Every end of the year calls for a new budget for companies. Some firms like to revise their budgets quarterly or even monthly depending on the actuals vs the forecast. For bootstrapped companies, who are quite keyed up to increasing profit margins and keeping expenses in check, here’s a short guide to budgeting for the next year.
Take current year’s revenue as the anchor to allocate budget for various departments. Budgets are usually directed by company goals for the year. For purposes of illustration, let’s set the premise of a typical SaaS with a goal of 30% gross margins and hence COGS shouldn’t be more than 70%. You can change these numbers as per the industry in concern. The lesser your profit goal, the more leeway you have to move that number into COGS.
Not more than 40% of your annual revenue should go into payroll including employee bonuses and other compensation. This does not include sales and marketing compensation as they have to be accounted for separately for calculating CAC. Hiring budgets for the year can be derived from this head.
1A. Employee benefits and staff welfare (4% of payroll)
This includes all the festivity and carousal you’d like to undertake during the budget period be it free lunches, dinners, team outings. Factor in all the fringe-benefits like training, company sponsored cell phones, awards and employee insurance. All of these together shouldn’t be more than 4% of the actual payroll amount.
Allocate 6% here for sales and marketing salaries including incentives, subscriptions, tools, and any other services you’d use to attract prospects to your website.
Although it’s common to not draw any salary during initial years of your company, it’s not sustainable beyond a point if you rationalize with what you’d have made had you been working elsewhere. For a general B2B firm, that timeframe is usually 6 months – 2 years. Your struggle is worth if you’re drawing out atleast 6% of your gross revenue as your salary. It could be more depending on the health of your business.
There could be a lot of infrastructure and equipments involved in running your business, and hence costs will vary. However, they can generally be traded off with the payroll budget. Here, for purposes of a SaaS business that needs to commission servers and other cloud solutions, we’d set aside 10% of the annual revenue against this head, and another 5% for miscellaneous operational expenses.
Lastly, it’s equally important to account for bad debt, as not everything you’ve invoiced would be paid out due to collection issues, client’s company shutting shop and filing for bankruptcy, and so on. If you find your business losing out more than 3% in bad debt every year, your collection process needs a major fix. Moving to annual contracts or advance payments might be a good idea in that case.

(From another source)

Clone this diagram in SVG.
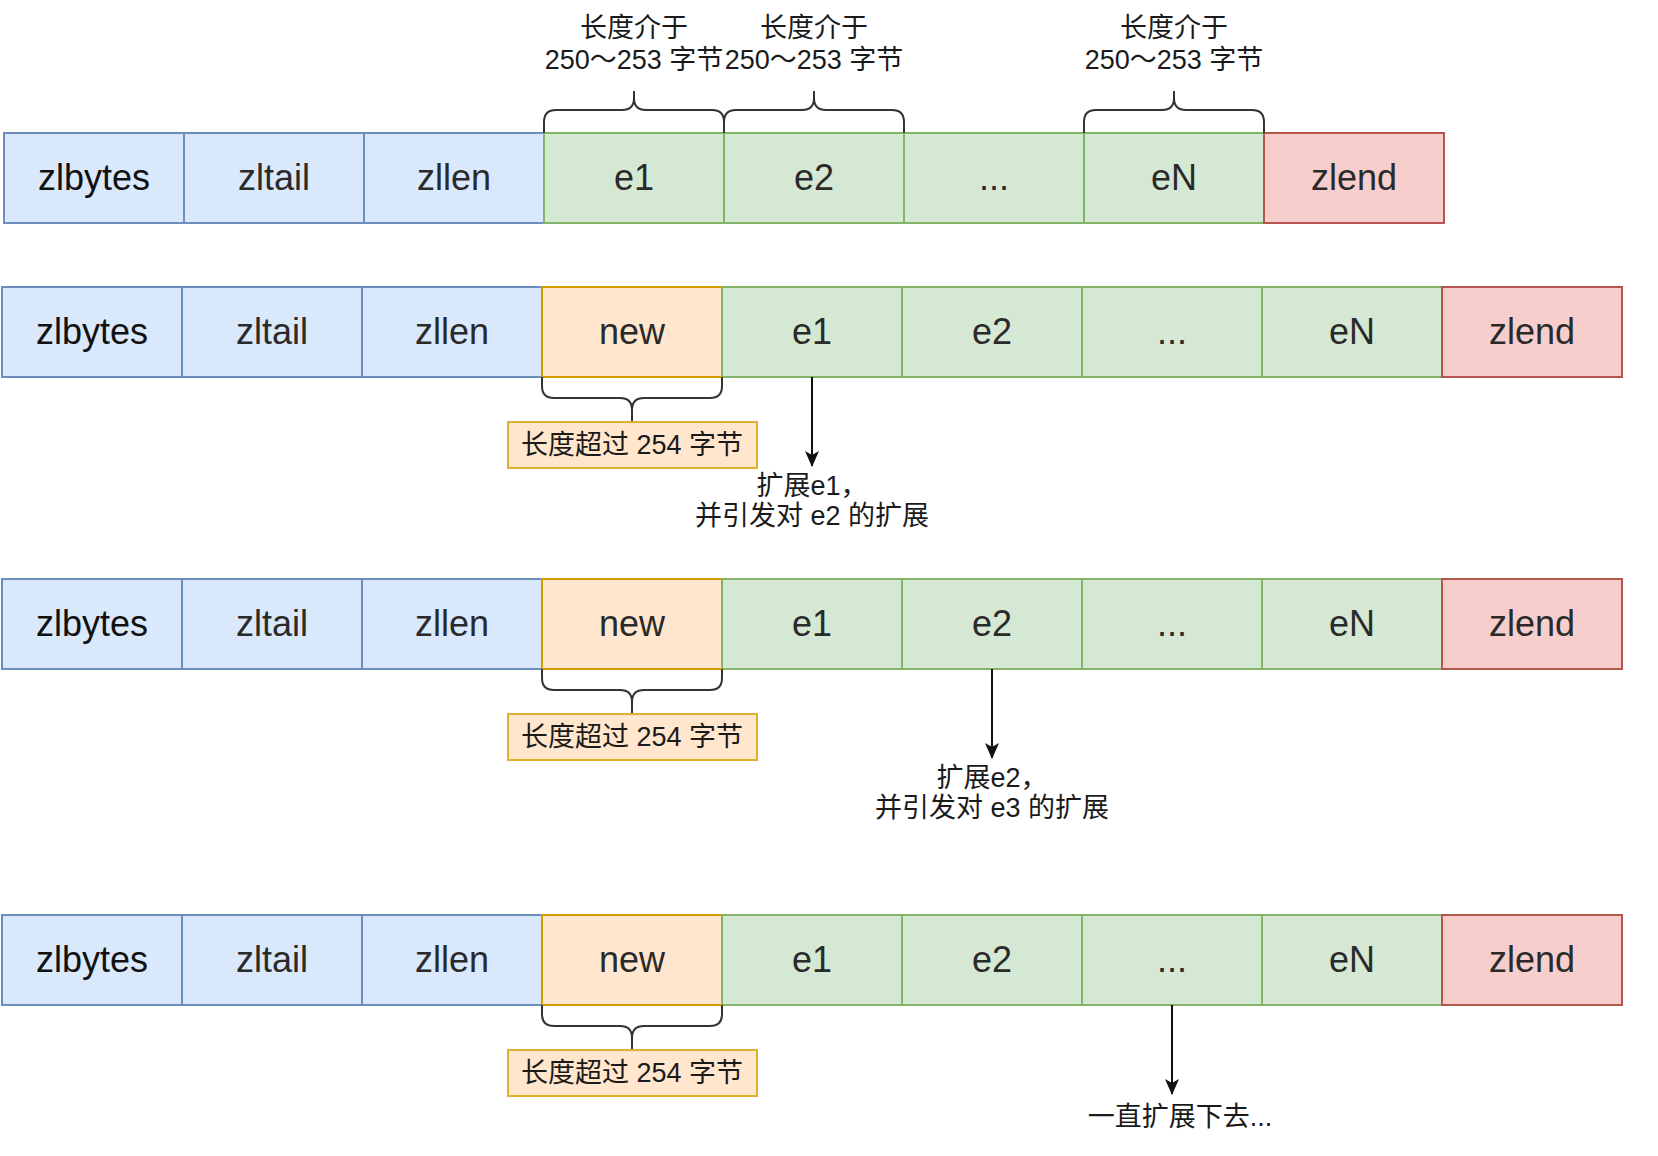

Based on how often you prepare budgets, you could still use the above numbers to plan while moving the actual revenue back into the budget kitty. On a concluding note, as a bootstrapped company, it’s extremely important to keep monitoring these budgets from time to time. Build a culture where budgets are seen only as a guideline and each department spends money as its own as opposed to spending everything that has been allocated. These practices boost your runway that further fuels the growth engine and increase the lifespan of a company.